As Hill tore down the left sideline, Armour-Davis let him pass. The Ravens’ botched play call seemed to be “Cover 2,” a two-deep zone coverage in which the rookie would’ve been responsible for receivers running into the flat, not receivers streaking downfield. When Hill caught Tagovailoa’s pass at about the 20-yard line, the closest safety to him was Williams, still over 5 yards away.
In the locker room afterward, Hamilton said there was a “miscommunication” on the play. Marcus Williams was not available to comment.
“If you’re a deep-half player, you have to know you’re a deep-half player and be back there,” Harbaugh said Monday. “We can’t leave the deep half uncovered. So we show them a blitz and we’re running it out, someone has to be back there, and that’s the responsibility of the person and the coach, all of us, to get that done.”
The Ravens’ breakdowns Sunday “should never happen,” according to Harbaugh, who said he’d review the team’s instruction and preparation. But he acknowledged that the secondary’s youth — Hamilton, Armour-Davis and Damarion Williams, all rookies, played over half of the defense’s snaps — left it somewhat vulnerable against one of the NFL’s fastest receiving corps.
They will have to grow up fast. At rookie minicamp in May, Hamilton noted that at Notre Dame, “We didn’t run a lot of Cover 3.” On Sunday, the Ravens seemed to be running a version of it as Hill, one of the NFL’s fastest players, flew by Hamilton for his first score.

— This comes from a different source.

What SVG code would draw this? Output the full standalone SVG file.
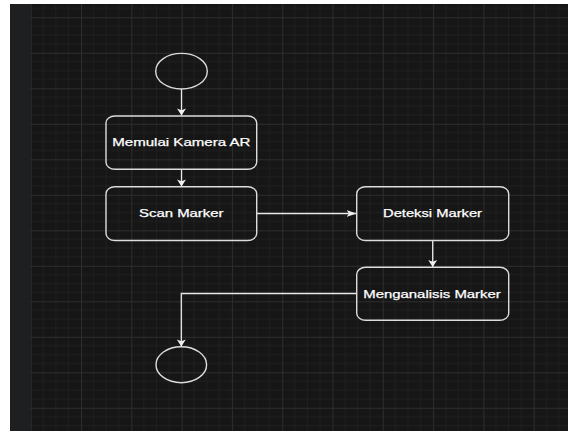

“Things turn, especially when you have good, young players who you like and trust, and we really like those guys, and we trust those guys,” Harbaugh said. “They’re going to learn from their mistakes. Sometimes lessons are learned the hard way. I don’t know how many times in the National Football League you come out there with a bunch of young guys and, all of a sudden, they’re doing everything perfectly right. When you get challenged with really good players in critical situations, it goes bad and it’s painful. It hurts, but you remember those lessons.”